Maya Ramsay, Rachael Marshall and Caroline Devine spent months working in derelict Bletchley Park buildings

In some of the derelict buildings at Bletchley Park, it looks like the World War II codebreakers have just downed tools and left.

A rusty coat hanger swings on a hook with a name scrawled on it and diagrams lie in a mould-covered file.

Damp-ridden and vandalised, other rooms show what happens when nature is left to its own devices in a building for decades.

These neglected buildings will soon be restored and added to the existing museum which tells the story of the Government Code and Cypher School which broke the German Enigma codes.

To preserve the unique sights and sounds which are usually inaccessible to the public, and which will be lost after the renovations, four artists were granted special access.
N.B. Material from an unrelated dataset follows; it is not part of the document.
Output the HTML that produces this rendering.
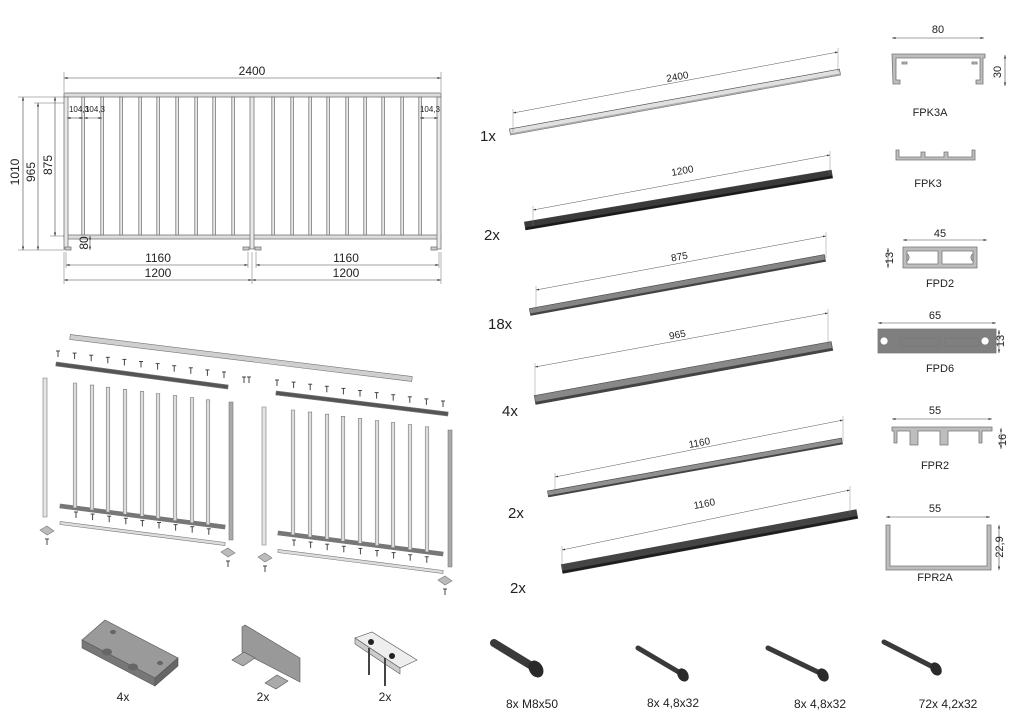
<!DOCTYPE html>
<html><head><meta charset="utf-8">
<style>
html,body{margin:0;padding:0;background:#fff;}
svg{display:block;}
text{font-family:"Liberation Sans Narrow","Liberation Sans",sans-serif;fill:#222;}
</style></head>
<body>
<svg id="s" width="1024" height="724" viewBox="0 0 1024 724" xmlns="http://www.w3.org/2000/svg">
<defs>
<marker id="a" viewBox="0 0 10 10" refX="10" refY="5" markerWidth="6" markerHeight="6" orient="auto-start-reverse"><path d="M0,2 L10,5 L0,8 z" fill="#333"/></marker>
</defs>
<g id="front" stroke="#777" stroke-width="0.8" fill="#e8e8e8"></g>
<g id="dims" stroke="#444" stroke-width="0.6" fill="none"></g>
<g id="expl" stroke="#777" stroke-width="0.6"></g>
<g id="parts"></g>
<g id="prof" fill="#bdbdbd" stroke="#777" stroke-width="0.8"></g>
<g id="hw"></g>

<text x="252" y="75" font-size="12" text-anchor="middle">2400</text>
<text x="79" y="112" font-size="8" text-anchor="middle">104,3</text>
<text x="95" y="112" font-size="8" text-anchor="middle">104,3</text>
<text x="430" y="112" font-size="8" text-anchor="middle">104,3</text>
<text transform="translate(19,172) rotate(-90)" font-size="12" text-anchor="middle">1010</text>
<text transform="translate(35,172) rotate(-90)" font-size="12" text-anchor="middle">965</text>
<text transform="translate(52,165) rotate(-90)" font-size="12" text-anchor="middle">875</text>
<text transform="translate(88,243) rotate(-90)" font-size="12" text-anchor="middle">80</text>
<text x="158" y="262" font-size="12" text-anchor="middle">1160</text>
<text x="346" y="262" font-size="12" text-anchor="middle">1160</text>
<text x="158" y="277" font-size="12" text-anchor="middle">1200</text>
<text x="346" y="277" font-size="12" text-anchor="middle">1200</text>

<text x="480" y="141" font-size="15">1x</text>
<text x="484" y="240" font-size="15">2x</text>
<text x="488" y="329" font-size="15">18x</text>
<text x="502" y="416" font-size="15">4x</text>
<text x="508" y="518" font-size="15">2x</text>
<text x="510" y="593" font-size="15">2x</text>
<text transform="translate(678,80) rotate(-10.5)" font-size="10" text-anchor="middle">2400</text>
<text transform="translate(683,174) rotate(-10.5)" font-size="10" text-anchor="middle">1200</text>
<text transform="translate(680,260) rotate(-10.5)" font-size="10" text-anchor="middle">875</text>
<text transform="translate(678,338) rotate(-10.5)" font-size="10" text-anchor="middle">965</text>
<text transform="translate(700,446) rotate(-10.5)" font-size="10" text-anchor="middle">1160</text>
<text transform="translate(705,507) rotate(-10.5)" font-size="10" text-anchor="middle">1160</text>

<text x="938" y="33" font-size="11" text-anchor="middle">80</text>
<text transform="translate(1001,72) rotate(-90)" font-size="11" text-anchor="middle">30</text>
<text x="930" y="116" font-size="11" text-anchor="middle">FPK3A</text>
<text x="928" y="187" font-size="11" text-anchor="middle">FPK3</text>
<text x="940" y="237" font-size="11" text-anchor="middle">45</text>
<text transform="translate(893,258) rotate(-90)" font-size="11" text-anchor="middle">13</text>
<text x="940" y="287" font-size="11" text-anchor="middle">FPD2</text>
<text x="935" y="319" font-size="11" text-anchor="middle">65</text>
<text transform="translate(1004,341) rotate(-90)" font-size="11" text-anchor="middle">13</text>
<text x="940" y="372" font-size="11" text-anchor="middle">FPD6</text>
<text x="935" y="414" font-size="11" text-anchor="middle">55</text>
<text transform="translate(1006,440) rotate(-90)" font-size="11" text-anchor="middle">16</text>
<text x="935" y="469" font-size="11" text-anchor="middle">FPR2</text>
<text x="935" y="512" font-size="11" text-anchor="middle">55</text>
<text transform="translate(1003,547) rotate(-90)" font-size="11" text-anchor="middle">22,9</text>
<text x="935" y="581" font-size="11" text-anchor="middle">FPR2A</text>

<text x="123" y="701" font-size="12" text-anchor="middle">4x</text>
<text x="263" y="701" font-size="12" text-anchor="middle">2x</text>
<text x="385" y="701" font-size="12" text-anchor="middle">2x</text>
<text x="532" y="708" font-size="12" text-anchor="middle">8x M8x50</text>
<text x="673" y="707" font-size="12" text-anchor="middle">8x 4,8x32</text>
<text x="820" y="708" font-size="12" text-anchor="middle">8x 4,8x32</text>
<text x="948" y="708" font-size="12" text-anchor="middle">72x 4,2x32</text>
</svg>
<script>
var NS="http://www.w3.org/2000/svg";
function el(p,t,a){var e=document.createElementNS(NS,t);for(var k in a)e.setAttribute(k,a[k]);document.getElementById(p).appendChild(e);return e;}
el('front','rect',{x:64,y:93,width:377,height:4,fill:'#ddd'});
el('front','rect',{x:64,y:235,width:377,height:4,fill:'#ddd'});
[64,250,437].forEach(function(x){el('front','rect',{x:x,y:97,width:4,height:152});});
[83,102,121,140,158,177,196,214,233,273,292,310,328,347,365,383,402,420].forEach(function(x){el('front','rect',{x:x-1.2,y:97,width:2.6,height:138});});
[[68,249],[246,249],[258,249],[434,249]].forEach(function(p){el('front','rect',{x:p[0]-3,y:p[1]-2,width:6,height:3,fill:'#ccc'});});
function dl(x1,y1,x2,y2){el('dims','line',{x1:x1,y1:y1,x2:x2,y2:y2,'marker-start':'url(#a)','marker-end':'url(#a)'});}
function ln(x1,y1,x2,y2){el('dims','line',{x1:x1,y1:y1,x2:x2,y2:y2,'stroke-width':0.4});}
dl(64,78,441,78);ln(64,72,64,92);ln(441,72,441,92);
dl(23,97,23,250);ln(18,97,64,97);ln(18,250,64,250);
dl(38,103,38,250);ln(34,103,64,103);
dl(55,97,55,236);ln(50,236,64,236);
dl(67,118,83,118);dl(84,118,102,118);dl(420,118,438,118);
dl(90,236,90,250);
dl(66,265,248,265);dl(256,265,439,265);ln(66,252,66,268);ln(439,252,439,268);ln(248,252,248,268);ln(256,252,256,268);
dl(64,280,252,280);dl(252,280,441,280);ln(64,252,64,284);ln(441,252,441,284);ln(252,252,252,284);
function bar(x1,y1,x2,y2,w,f){var dx=x2-x1,dy=y2-y1,L=Math.hypot(dx,dy),nx=-dy/L*w/2,ny=dx/L*w/2;
 return el('expl','polygon',{points:[x1+nx,y1+ny,x2+nx,y2+ny,x2-nx,y2-ny,x1-nx,y1-ny].join(','),fill:f});}
bar(70,337,412,379,5,'#cfcfcf');
bar(56,364,228,387,4,'#555');
bar(276,393,448,414,4,'#555');
bar(60,506,225,527,4,'#777');
bar(60,523,225,544,3,'#ddd');
bar(278,533,443,554,4,'#777');
bar(278,551,443,572,3,'#ddd');
bar(45,378,45,517,4,'#e5e5e5');
bar(231,402,231,540,4,'#aaa');
bar(264,407,264,545,4,'#e5e5e5');
bar(450,430,450,567,4,'#aaa');
var lx=[75,92,108,125,142,158,175,192,208];
lx.forEach(function(x,i){var t=383+i*2.1,b=506+(x-60)*21/165;bar(x,t,x,b,3.5,'#ddd');});
var rx=[293,310,327,343,360,377,393,410,427];
rx.forEach(function(x,i){var t=410+i*2.1,b=533+(x-278)*21/165;bar(x,t,x,b,3.5,'#ddd');});
function scr(x,y){el('expl','line',{x1:x,y1:y,x2:x,y2:y+6,stroke:'#444','stroke-width':1});el('expl','line',{x1:x-2,y1:y,x2:x+2,y2:y,stroke:'#444','stroke-width':1});}
for(var i=0;i<11;i++){scr(58+i*16.6,351+i*2.1);}
for(var i=0;i<11;i++){scr(277+i*16.6,380+i*2.1);}
for(var i=0;i<9;i++){scr(76+i*16.6,512+i*2.1);}
for(var i=0;i<9;i++){scr(294+i*16.6,540+i*2.1);}
scr(244,377);scr(249,377);
[[47,530],[228,552],[265,557],[445,580]].forEach(function(p){el('expl','polygon',{points:[p[0]-7,p[1],p[0],p[1]-4,p[0]+7,p[1]+1,p[0],p[1]+5].join(','),fill:'#bbb'});scr(p[0],p[1]+9);});
function part(x1,y1,x2,y2,w,f,f2,d1,d2){var g='parts';
 var dx=x2-x1,dy=y2-y1,L=Math.hypot(dx,dy),nx=-dy/L*w/2,ny=dx/L*w/2;
 el(g,'polygon',{points:[x1+nx,y1+ny,x2+nx,y2+ny,x2-nx,y2-ny,x1-nx,y1-ny].join(','),fill:f,stroke:'#444','stroke-width':0.6});
 el(g,'polygon',{points:[x1+nx,y1+ny,x2+nx,y2+ny,x2+nx*0.3,y2+ny*0.3+0.5,x1+nx*0.3,y1+ny*0.3+0.5].join(','),fill:f2,stroke:'none'});
 el(g,'line',{x1:d1[0],y1:d1[1],x2:d2[0],y2:d2[1],stroke:'#555','stroke-width':0.5,'marker-start':'url(#a)','marker-end':'url(#a)'});
 el(g,'line',{x1:d1[0],y1:d1[1]-4,x2:d1[0],y2:y1,stroke:'#777','stroke-width':0.4});
 el(g,'line',{x1:d2[0],y1:d2[1]-4,x2:d2[0],y2:y2,stroke:'#777','stroke-width':0.4});}
part(510,132,840,72,6,'#e0e0e0','#aaa',[513,113],[838,52]);
part(525,226,832,174,8,'#3a3a3a','#1a1a1a',[533,210],[830,155]);
part(530,312,825,258,7,'#858585','#444',[536,290],[826,236]);
part(535,400,832,346,9,'#888','#444',[535,367],[828,313]);
part(548,494,842,441,6,'#909090','#444',[555,477],[843,420]);
part(562,569,857,514,9,'#444','#1e1e1e',[562,550],[850,490]);
function P(d,f){el('prof','path',{d:d,fill:f||'#bdbdbd'});}
function pd(x1,y1,x2,y2){el('prof','line',{x1:x1,y1:y1,x2:x2,y2:y2,stroke:'#444','stroke-width':0.6,'marker-start':'url(#a)','marker-end':'url(#a)'});}
pd(892,38,984,38);pd(1005,55,1005,86);
P('M892,54 H985 V58 H983 V84 H976 V80 H980 V58 H896 V80 H900 V84 H893 Z');
P('M902,62 h5 v2 h-5z M972,62 h5 v2 h-5z');
P('M896,150 V160 H975 V150 H972 V157 H948 V152 H944 V157 H925 V152 H921 V157 H899 V150 Z');
pd(903,240,987,240);pd(888,248,888,268);
P('M903,247 H977 V268 H903 Z M907,251 V264 H938 V251 Z M942,251 V264 H973 V251 Z');
P('M907,254 a4,4 0 0 1 0,7z M973,254 a4,4 0 0 0 0,7z');
pd(878,323,996,323);pd(999,330,999,353);
P('M878,329 H996 V353 H878 Z M884,337 a4,4 0 1 0 0.1,0 z M985,337 a4,4 0 1 0 0.1,0z M900,338 h40 v8 h-40z M945,338 h34 v8 h-34z','#7f7f7f');
pd(892,419,992,419);pd(1001,428,1001,449);
P('M892,427 H992 V431 H982 V443 H979 V431 H948 V445 H940 V431 H918 V445 H910 V431 H897 V443 H894 V431 H892 Z');
pd(886,517,990,517);pd(999,525,999,570);
P('M886,525 H890 V566 H987 V525 H991 V570 H886 Z');
function H(d,f){el('hw','path',{d:d,fill:f,stroke:'#555','stroke-width':0.6});}
H('M82,640 L105,620 L178,658 L155,678 Z','#9a9a9a');
H('M82,640 L155,678 L155,686 L82,648 Z','#777');
H('M155,678 L178,658 L178,666 L155,686 Z','#666');
[[113,632,3],[107,652,5],[133,667,5],[160,663,3]].forEach(function(c){el('hw','ellipse',{cx:c[0],cy:c[1],rx:c[2],ry:c[2]*0.7,fill:'#666'});});
H('M242,627 L245,625 L300,658 L300,682 L242,652 Z','#999');
H('M232,660 L244,652 L255,658 L243,666 Z','#aaa');
H('M265,683 L277,675 L288,681 L276,689 Z','#aaa');
H('M355,638 L372,632 L417,660 L400,668 Z','#eee');
H('M355,638 L400,668 L400,674 L355,644 Z','#ccc');
el('hw','circle',{cx:371,cy:642,r:3,fill:'#222'});el('hw','circle',{cx:392,cy:656,r:3,fill:'#222'});
el('hw','line',{x1:369,y1:648,x2:369,y2:675,stroke:'#444','stroke-width':2});
el('hw','line',{x1:385,y1:658,x2:385,y2:686,stroke:'#444','stroke-width':2});
function screw(x1,y1,x2,y2,w,hr){el('hw','line',{x1:x1,y1:y1,x2:x2,y2:y2,stroke:'#3a3a3a','stroke-width':w,'stroke-linecap':'round'});
 el('hw','ellipse',{cx:x2+1,cy:y2+1,rx:hr*0.75,ry:hr,fill:'#2a2a2a',transform:'rotate(-32 '+(x2+1)+' '+(y2+1)+')'});}
screw(494,643,535,668,8,9);
screw(638,648,682,674,5,7);
screw(768,648,822,674,5,7);
screw(884,642,935,668,5,7);
</script>
</body></html>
Multi-sensory interpretation

Installation artist Maya Ramsay, sound artist Caroline Devine, photographer Rachael Marshall and film-maker Luke Williams have spent months documenting the visual and aural histories imbued in the fabric of the buildings and trying to replicate the experience.

Image caption,

Rachael Marshall photographed how light fell in Block D at Bletchley Park

They have lifted rust-covered surfaces from walls, recorded the squawking of pigeons and other sounds from inside the decaying buildings, and those that come from outside like the rumble of trains from the nearby West Coast line.

The result is a multi-sensory interpretation of Bletchley Park, otherwise known as Station X, which can be seen at MK Gallery's Project Space during May.

It is not only a lasting record of the buildings as they are now, but also shows how its history remains.

"It's about how histories are imbued in the buildings visually, the human marks that have been taking place over decades and decades, and how it all just carries on really," explained fine artist Maya Ramsay.

War references

She spent months looking for things which reflected the buildings' history, and lifted surfaces by painting layers of a glue-like substance over them and peeling it off with a scalpel.

Image caption,

'Bloodletting' - Maya Ramsay lifted rain damaged surfaces from walls in Bletchley Park

"My work generally references war and its effect on civilians so I was looking for marks that would relate to that, such as something which could look like a blood splatter or shrapnel hitting a wall," she said.

"I worked on a wall where the rain had been coming in through the roof and rust had been pouring down the wall which looked a bit gruesome and a bit unnerving - the surfaces just looked like they had been through trauma."

Photographer Rachael Marshall had originally been documenting the buildings for the architects doing the renovations.

After completing their work for the day she said she would then "rush round and see where the building took me", looking at geometry, light and surfaces and other tiny details.

"Quite a lot of the photos involve pigeons and they are very important to the building," she explained.

"Carrier pigeons were used a great deal during the war to carry codes.

"They are now the most evident occupants of the blocks, there are a lot of bodies around and it's quite sad that they used to have a very important role and now they are quite sickly and dying. It's very much a link back to the past."

Surface rhythms

Caroline Devine collected sounds listening out for rhythms and tones in the surfaces.

"Initially I made hours and hours of recordings of very little really, a lot of them near silence," she said.

Image caption,

Rachael Marshall's photographs of pigeons provide a link to Bletchley Park's past

However, she said that this silence links to the past.

Some 11,000 people worked in secret at Bletchley Park during World War II and were sworn to secrecy for the following 30 years.

"The main presence in there generally is the silence, so of course you make those associations," Devine said.

As a nod to the covert nature of their work, she also recorded electro magnetic signals.

"They are in the air around us all the time but you can't hear them so I recorded them with a receiver to find the covert signals and bring them out. That was about really trying to get under the surface of things."

Station X is at the MK Gallery Project Space until 27 May.